35The defendants read an affidavit of Stephen Smith sworn 3 October 2012. Mr Smith is an environmental consultant specialising in environmental management, site contamination assessment and water and waste treatment. He was asked to express an opinion, as an expert, as to whether the assessment made by Mr Kariotoglou of the stockpiled material assessed on 5 October 2010 followed industry standards "in relation to his visual assessment of the stockpile". For the purpose of expressing an opinion, Mr Smith was provided with the record of interview conducted between officers of the prosecutor and Mr Kariotoglou (Exhibit C) together with the Report and the Certificate. He was also provided with a history pertaining to inspection and sampling of materials from the site, substantially in accordance with the statement of agreed facts. None of the material provided to Mr Smith indicated that Mr Koriatoglou had raked the surface of the Glendenning stockpile at the time of his inspection on 5 October.
36In the report annexed to his affidavit, Mr Smith described the process that would ordinarily be undertaken to inspect a soil stockpile for the purpose of classification and the nature of the inspection that would be undertaken when "fibre cement sheeting suspected of containing asbestos (bonded asbestos) is suspected of being present".
37Having regard to the material with which he was provided, Mr Smith expressed his conclusion as follows:
"Based on the time spent by Con [Mr Koriatoglou] performing the inspection, the small size of the stockpile, the fact that he has taken two samples from the stockpile, which have been tested for a variety of analytes including asbestos fibres, I say that he has satisfactory [sic] and competently performed the sampling and inspection of the stockpile."

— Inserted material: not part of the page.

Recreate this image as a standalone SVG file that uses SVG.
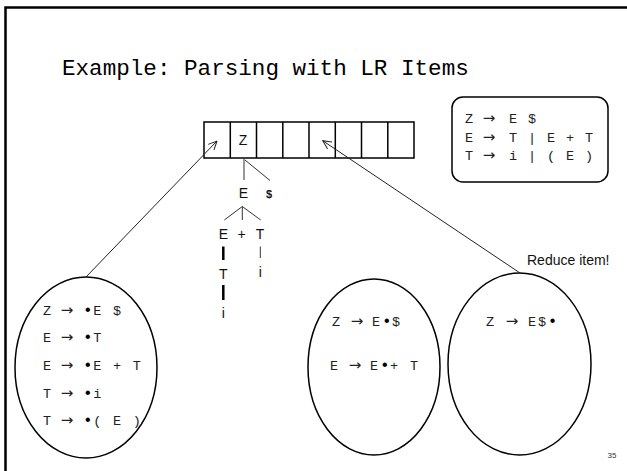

Mr Smith was not required by the prosecutor to attend for cross-examination upon his affidavit evidence. No reference to that evidence was made in the prosecutor's final submissions.
38On the state of the evidence before me, I cannot be satisfied to the requisite standard that Mr Kariotoglou's visual inspection of the Glendenning stockpile on 5 October 2010 was so inadequate that the statement in the Certificate to the effect that no asbestos materials were currently present within the stockpile was false or misleading. My intuitive doubts must yield to the evidence as it stands and as a consequence the defendants given the benefit of any doubt that I entertain on this issue.
39Following his inspection of the Property on 5 October 2010, Mr Koriatoglou received from Mr Irwin a report that had been prepared in July 2009 involving a preliminary contamination and salinity assessment of the soil at the Glendenning site which was the source of soil material transported to the Property. The 2009 Report was prepared by GeoEnviro Consultancy Pty Ltd.
40The GeoEnviro Consultancy report indicates that soil sampling of the Glendenning site had been undertaken and tested for a number of analytes. The report makes no mention of either testing for or the identification of asbestos on that site. That report was read by Mr Kariotoglou prior to preparing the Report and the Certificate. He states that although he considered its contents as confirming his own observations on 5 October, he did not rely upon that report for the purpose of forming his own conclusions.
41As I have earlier indicated, the Report and the Certificate were provided to Mr Bonadio and a copy also provided to Mr Irwin. Both documents were thereafter provided by Mr Irwin to the Council who, in turn, provided them to the prosecutor.